Peki, doğru yanıt nedir? Yanıt oldukça basit: Tercih. Şirketler bugün müşterilerin kendi markalarını tercih etmeleri için yarışmaktadırlar ve yarın da yarışacaklardır.
Tercih için rekabet etmek
İşletmeleri tercih yönlendirir. Oteller, misafirlerin kapılarından içeri girmelerini sağlamak zorundadır. Müşteriler ya da tüketiciler olmadan hiçbir işletme varlığının doğruluğunu kanıtlayamaz. Emin olun ki iş, rekabet demektir. Ama daha kesin konuşmak gerekirse, hedef müşterilerinizin, gittikçe rekabetçi bir yapıya bürünen dünyada bütün rakip tekliflerin arasından sizin şirketin sunduklarını tekrar tekrar seçmesi için rekabet etmektir.
Nike’ın CEO’su Phil Knight bu durumu şöyle dile getirmiştir: “ Temel olarak, bir çift ayakkabı almaya gittiğiniz zaman, her şirketten bir ayakkabı almazsınız. Tek bir çift alacaksınız ve bu ayakkabıların Nike olması için elimizden geldiğince çok çalışacağız.”
Kulağa mantıklı geliyor, çünkü tüketiciler diş macunu ya da spor ayakkabısı olsun herhangi bir şey almak istediği zaman, çok az kişi aynı anda farklı markaları satın alacaktır. Bu yüzden bir markanın perspektifinden bakınca, sizin ya da rakibinizin markasının tercih edilmesi için belirli sayıda seçenek bulunmaktadır.

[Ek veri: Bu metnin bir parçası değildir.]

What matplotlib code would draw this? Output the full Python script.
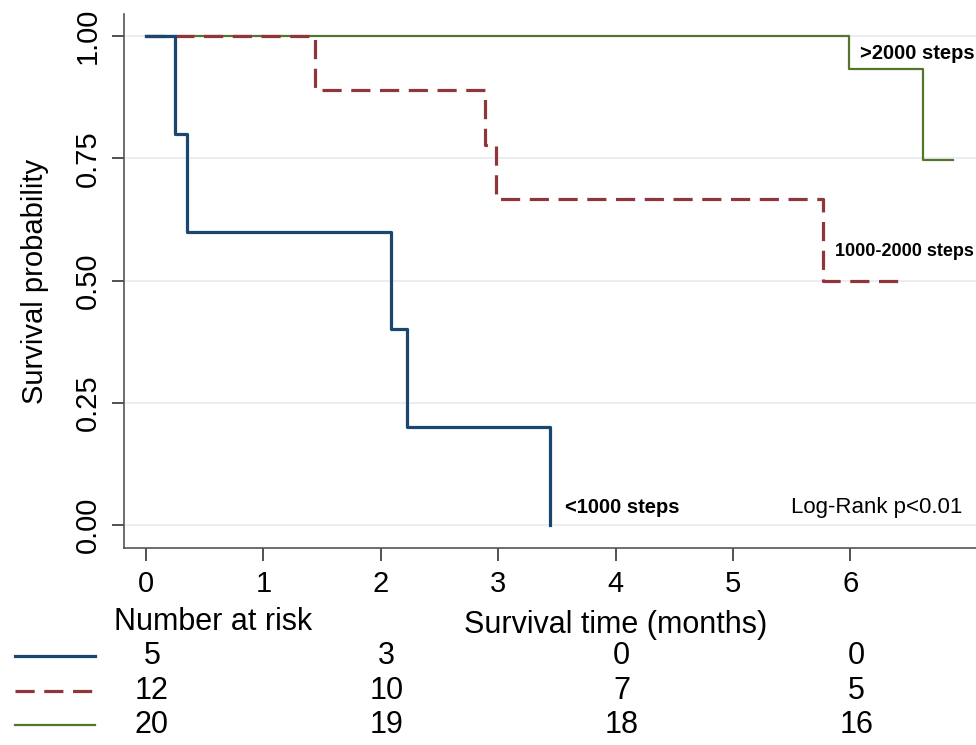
"""Kaplan-Meier survival by daily step count, Stata-style with number-at-risk table."""
import matplotlib
matplotlib.use("Agg")
import matplotlib.pyplot as plt
from matplotlib.lines import Line2D
from matplotlib import transforms

plt.rcParams["font.family"] = ["Liberation Sans", "DejaVu Sans"]

# survival curves (time in months, survival probability)
low_t = [0, 0.25, 0.35, 2.09, 2.22, 3.44]
low_s = [1.0, 0.80, 0.60, 0.40, 0.20, 0.00]
mid_t = [0, 1.44, 2.89, 2.98, 5.77, 6.44]
mid_s = [1.0, 0.889, 0.778, 0.667, 0.50, 0.50]
high_t = [0, 5.99, 6.62, 6.87]
high_s = [1.0, 0.933, 0.746, 0.746]

group_labels = ["<1000 steps", "1000-2000 steps", ">2000 steps"]
risk_times = [0, 2, 4, 6]
risk_low = [5, 3, 0, 0]
risk_mid = [12, 10, 7, 5]
risk_high = [20, 19, 18, 16]

NAVY, MAROON, GREEN = "#1a476f", "#90353b", "#55752f"

fig = plt.figure(figsize=(9.76, 7.45), dpi=100)
ax = fig.add_axes([124 / 976, 1 - 548 / 745, 1 - 124 / 976, (548 - 14) / 745])

ax.step(high_t, high_s, where="post", color=GREEN, lw=1.6, zorder=2)
ax.step(mid_t, mid_s, where="post", color=MAROON, lw=2.3, dashes=(6, 3), zorder=3)
ax.step(low_t, low_s, where="post", color=NAVY, lw=2.3, zorder=4)

ax.set_xlim(-0.187, 7.07)
ax.set_ylim(-0.047, 1.045)
ax.set_yticks([0, 0.25, 0.5, 0.75, 1.0])
ax.set_yticklabels(["0.00", "0.25", "0.50", "0.75", "1.00"], rotation=90, va="center")
ax.set_xticks(range(7))
ax.tick_params(axis="both", direction="out", length=9, width=1.2, color="#333333",
               labelsize=21, pad=7)
ax.grid(axis="y", color="#e6ebf0", lw=1.2)
ax.set_axisbelow(True)
for side in ["top", "right"]:
    ax.spines[side].set_visible(False)
for side in ["left", "bottom"]:
    ax.spines[side].set_color("#555555")
    ax.spines[side].set_linewidth(1.2)
ax.set_ylabel("Survival probability", fontsize=21, labelpad=18)

# curve labels
lab_font = dict(fontsize=14.5, fontweight="bold")
ax.text(6.08, 0.965, group_labels[2], va="center", **lab_font)
ax.text(5.87, 0.56, group_labels[1], va="center", fontsize=13, fontweight="bold")
ax.text(3.57, 0.035, group_labels[0], va="center", **lab_font)
ax.text(5.49, 0.035, "Log-Rank p<0.01", va="center", fontsize=16,
        bbox=dict(facecolor="white", edgecolor="none", pad=2))

# number at risk table
trans = transforms.blended_transform_factory(ax.transData, ax.transAxes)
ax.text(-0.27, -0.139, "Number at risk", transform=trans, ha="left", va="center", fontsize=22)
ax.text(4.0, -0.145, "Survival time (months)", transform=trans, ha="center", va="center", fontsize=22)
rows = [(risk_low, -0.202, NAVY, None), (risk_mid, -0.268, MAROON, (6, 3)),
        (risk_high, -0.332, GREEN, None)]
for counts, yy, col, dash in rows:
    for t, n in zip(risk_times, counts):
        ax.text(t + 0.05, yy, str(n), transform=trans, ha="center", va="center", fontsize=22)
    y_fig = 1 - (548 - yy * 534) / 745
    ln = Line2D([15 / 976, 95 / 976], [y_fig, y_fig], color=col,
                lw=2.3 if col != GREEN else 1.6, transform=fig.transFigure)
    if dash:
        ln.set_dashes(dash)
    fig.add_artist(ln)

fig.savefig("out.png", dpi=100)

Markanıza sadık olan müşterilere sık rastlanmaz. Aslında çoğu şirket için bu tür müşteriler, bir araya getirilmeleri zor olduğu için nadir kaynaklardır.
Fakat bir markayı ya da başkasını sadece müşteriler seçmez. Personel, ortak ve yatırımcıların da içinde bulunduğu iş hissedarları da tercihte bulunmaktadır. Aslında bir şirket bütün değerli hissedarlarının tercihi için de rekabet etmelidir.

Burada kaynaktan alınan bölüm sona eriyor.